We had flown to Phuket and then caught a large ferry to the north end of Phi Phi Don where we stopped off shore and were immediately surrounded by long boats whose viking shaped prows were draped with coloured flowers and which carried young men beckoning to us. Naturally I was intrigued, and took a closer look only to discover that they were from our hotel and were keen that we should alight from the ferry and join them on board. Suffice it to say I tried maintaining some dignity while being lowered onto the pitching boat and found laughing amiably helped. We were keenly watched by others remaining on the ferry who seemed to also find it amusing especially when himself's orange suitcase was passed over nearly squashing the young Thai boatman (have you ever heard of anyone taking 3 jumpers and 4 pairs of longpants to the tropics? but that's another story).

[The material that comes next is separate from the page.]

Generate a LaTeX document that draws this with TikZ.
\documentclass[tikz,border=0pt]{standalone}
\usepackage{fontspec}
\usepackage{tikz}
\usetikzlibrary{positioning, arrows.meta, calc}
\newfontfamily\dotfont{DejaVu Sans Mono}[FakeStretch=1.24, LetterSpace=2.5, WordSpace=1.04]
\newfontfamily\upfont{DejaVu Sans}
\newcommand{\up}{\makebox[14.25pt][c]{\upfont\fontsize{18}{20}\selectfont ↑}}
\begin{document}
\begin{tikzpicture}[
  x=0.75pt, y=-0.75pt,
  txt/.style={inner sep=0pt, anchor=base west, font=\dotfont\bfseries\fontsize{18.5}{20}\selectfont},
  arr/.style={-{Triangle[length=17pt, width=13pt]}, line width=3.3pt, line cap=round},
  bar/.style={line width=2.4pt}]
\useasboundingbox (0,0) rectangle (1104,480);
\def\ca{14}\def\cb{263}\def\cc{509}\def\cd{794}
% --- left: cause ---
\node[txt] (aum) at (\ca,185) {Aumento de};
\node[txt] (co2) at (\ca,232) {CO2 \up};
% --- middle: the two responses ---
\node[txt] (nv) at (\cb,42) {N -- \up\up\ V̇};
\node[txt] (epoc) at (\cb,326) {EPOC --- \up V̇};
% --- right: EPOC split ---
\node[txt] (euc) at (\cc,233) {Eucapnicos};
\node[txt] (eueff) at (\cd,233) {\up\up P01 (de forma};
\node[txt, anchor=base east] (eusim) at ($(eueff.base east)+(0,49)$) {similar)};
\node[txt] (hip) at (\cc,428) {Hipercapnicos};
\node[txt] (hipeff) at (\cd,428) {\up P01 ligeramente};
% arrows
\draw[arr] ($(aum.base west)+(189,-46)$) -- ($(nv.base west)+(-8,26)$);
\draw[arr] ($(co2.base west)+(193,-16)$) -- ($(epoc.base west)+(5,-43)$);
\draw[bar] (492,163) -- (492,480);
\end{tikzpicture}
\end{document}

They shifted the truck motor mounted on the rear into top gear and sped us towards the beach, stopped 50 feet beforehand and indicated that we should now walk. Off with the shoes and into the shallow warm water we went and were followed by the young men with our cases on their heads.

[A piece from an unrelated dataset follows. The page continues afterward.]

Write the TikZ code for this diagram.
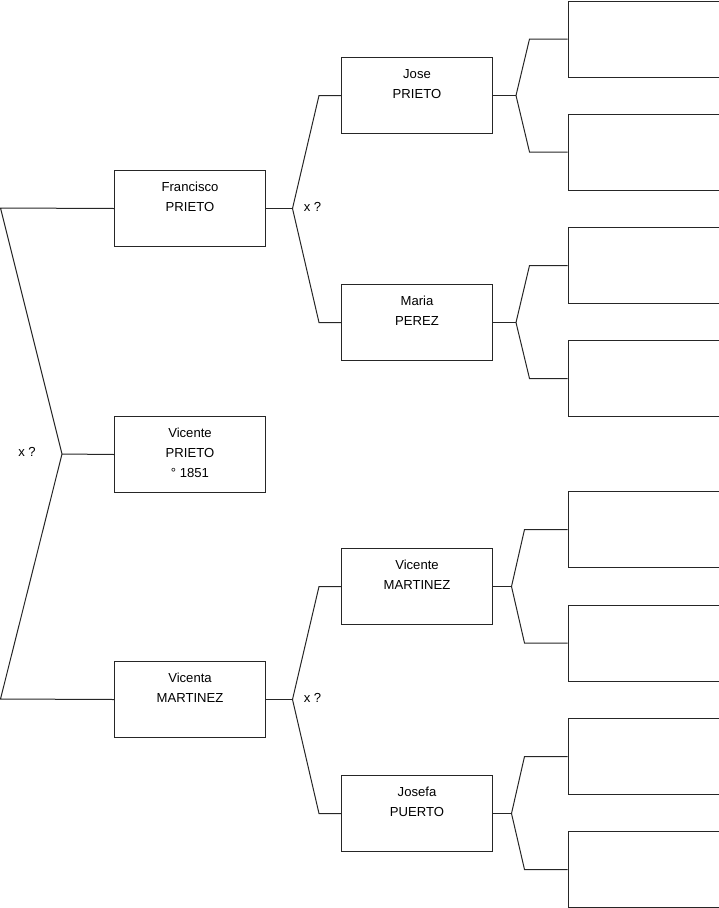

We were smiling uncontrollably as we walked up the white beach and were greeted by an exquisitely dressed Thai gentleman who handed us Mai Tais and welcomed us to the hotel, asked us to relax and check in when we felt like it. It had to be the best hotel arrival I have ever experienced.

We didn't stop smiling for a week.

Those two days at Palm Beach were mostly spent on the water. The long boats were available to hire to take you anywhere, around the island, to other islands, snorkelling, swimming, diving, fishing. The water sport fellows were great and I nearly died of embarassment one day when two young Australian girls were there and talking amongst themselves were suspicious they were being ripped off, they turned to the attendant and started talking at him really loudly as if he was deaf. The poor guy was bewildered, of course there was nothing wrong with his English, he'd heard everything they were saying . Oh dear.

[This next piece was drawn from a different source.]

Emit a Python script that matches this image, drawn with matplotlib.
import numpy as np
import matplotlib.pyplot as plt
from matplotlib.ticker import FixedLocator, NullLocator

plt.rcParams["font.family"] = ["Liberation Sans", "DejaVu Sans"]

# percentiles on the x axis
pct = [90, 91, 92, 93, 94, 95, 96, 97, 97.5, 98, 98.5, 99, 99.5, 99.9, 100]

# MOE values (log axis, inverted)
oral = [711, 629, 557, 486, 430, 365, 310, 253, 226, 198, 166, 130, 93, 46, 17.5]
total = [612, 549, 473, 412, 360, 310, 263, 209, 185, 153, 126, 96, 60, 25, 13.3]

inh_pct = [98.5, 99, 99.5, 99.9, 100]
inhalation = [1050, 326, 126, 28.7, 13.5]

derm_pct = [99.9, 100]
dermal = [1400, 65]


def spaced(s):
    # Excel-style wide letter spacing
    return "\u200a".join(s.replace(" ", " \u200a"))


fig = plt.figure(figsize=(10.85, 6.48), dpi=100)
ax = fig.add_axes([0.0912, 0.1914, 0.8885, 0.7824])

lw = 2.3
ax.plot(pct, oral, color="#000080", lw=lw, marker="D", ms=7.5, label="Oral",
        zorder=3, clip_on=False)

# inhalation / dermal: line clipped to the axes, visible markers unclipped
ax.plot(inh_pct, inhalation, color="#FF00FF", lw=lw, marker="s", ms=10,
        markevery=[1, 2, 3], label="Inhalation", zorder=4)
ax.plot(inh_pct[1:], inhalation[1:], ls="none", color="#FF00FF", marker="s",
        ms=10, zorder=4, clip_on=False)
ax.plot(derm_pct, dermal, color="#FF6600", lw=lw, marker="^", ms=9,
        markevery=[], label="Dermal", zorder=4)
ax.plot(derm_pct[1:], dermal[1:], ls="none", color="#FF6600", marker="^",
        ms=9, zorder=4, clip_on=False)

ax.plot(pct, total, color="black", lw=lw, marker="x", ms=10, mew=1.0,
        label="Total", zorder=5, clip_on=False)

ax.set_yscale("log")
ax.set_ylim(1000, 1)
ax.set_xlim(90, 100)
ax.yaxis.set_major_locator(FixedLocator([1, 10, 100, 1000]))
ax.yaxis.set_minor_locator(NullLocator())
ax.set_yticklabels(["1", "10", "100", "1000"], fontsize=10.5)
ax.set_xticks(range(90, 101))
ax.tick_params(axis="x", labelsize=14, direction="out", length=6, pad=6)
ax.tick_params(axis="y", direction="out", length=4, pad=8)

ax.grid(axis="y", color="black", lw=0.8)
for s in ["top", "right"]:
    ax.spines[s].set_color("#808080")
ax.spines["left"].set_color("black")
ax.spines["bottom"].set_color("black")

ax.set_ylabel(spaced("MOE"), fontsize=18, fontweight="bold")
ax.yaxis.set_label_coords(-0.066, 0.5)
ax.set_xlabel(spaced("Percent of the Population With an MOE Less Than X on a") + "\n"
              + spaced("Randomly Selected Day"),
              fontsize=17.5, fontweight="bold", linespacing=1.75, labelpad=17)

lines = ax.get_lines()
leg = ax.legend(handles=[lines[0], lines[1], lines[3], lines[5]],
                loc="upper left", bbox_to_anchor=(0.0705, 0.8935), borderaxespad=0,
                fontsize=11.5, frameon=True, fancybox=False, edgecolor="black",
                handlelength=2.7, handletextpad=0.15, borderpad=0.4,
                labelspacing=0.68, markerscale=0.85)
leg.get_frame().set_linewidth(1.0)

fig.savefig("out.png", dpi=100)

Actually for a resort the activities, food and drink were very reasonably priced and there was a local restaurant next door on the beach so it was easy to eat out. We ate fish and rice and fruit and drank beer and cocktails and very good it was too.

Went into the big smoke at Ton Sai Bay, in the South of the island, which is getting as busy as Bali. We came back by boat one night in the light of the the full moon, we seemed to glide over silver, it was almost unbearably romantic.

We stayed in Ton Sai Bay a night and visited an island nearby - you know more swimming and snorkelling, poor me. We also went into the Viking Cave a huge cavern on the side of a rock island with bamboo poles reaching into the darkness where twice a year the young men climb and take out hundreds of swallow's nests and sell them for the 'Bird's Nest Soup' market. It's true!

We caught another ferry to yet another beach place called Railay Bay (sometimes spelt Rae Le)which you won't find on your maps, it's east of Ao Nang and Krabi. Met an North American fellow later who said " Yeh, man, Railay Bay smokes!" I gather that meant it was a cool place to go. We got the best room in the best hotel for AUD125. It was very relaxed, mostly backpakers which we discovered was sensible. You arrive again after a transfer from ferry to long boat but they have very large tides and as it was low tide the boat had to stop a long way from the beach and you had to carry your own bags. A very nice young Greek man from Melbourne carried mine but himself was stuck with the orange monster and a good ten minute walk through tidal mud and coral. I tried not to laugh, I really did try....

Again beautiful white beach shared by three hotels, two bars and three restaurants. This time swimming, kayaking and fishing. We had a meal that night of our own fish - some in a delicious red fish curry and the others barbecued. The bar next door on the beach played classical music at sunset, moved into Latino then to Midnight Oil.

Another boat ride took us to Krabi town and I headed straight to the local markets where we bought fruit and sweets for our bus trip to Phuket. I also found a lady who wrote down in Thai the names of green vegetables which if anyone needs let me know. You see I always had a problem ordering steamed green vegies and boy am I over those horrid mixed vegetable dishes - you know the ones: carrots, celery, cabbage, onion, baby corn, bleh. So now I can just point to my ever present notebook and get my steamed greens.

We had one day in Phuket which I could have done without (except for the handbag shopping) and then one day in Singapore which was great. Hadn't been there in years and this time enjoyed it immensely, great food, lots to do and full of life.

On the night we returned we reluctantly dragged ourselves to bed (after Bruce Willis had saved the world) and I thought of the perfect antidote to the Monday morning blues. So I put my hot pink bathers on the dressing table, draped my yellow sarong over the chair, perched the blue snorkels ontop and slid under the covers saying to myself I'll have time before breakfast to throw on the bathers, walk outside, wallow in the warm water and drift around on the surface over the coral while cartoon like fish brush against my legs and watch them drift with the currents like a symphony playing in the underwater landscape.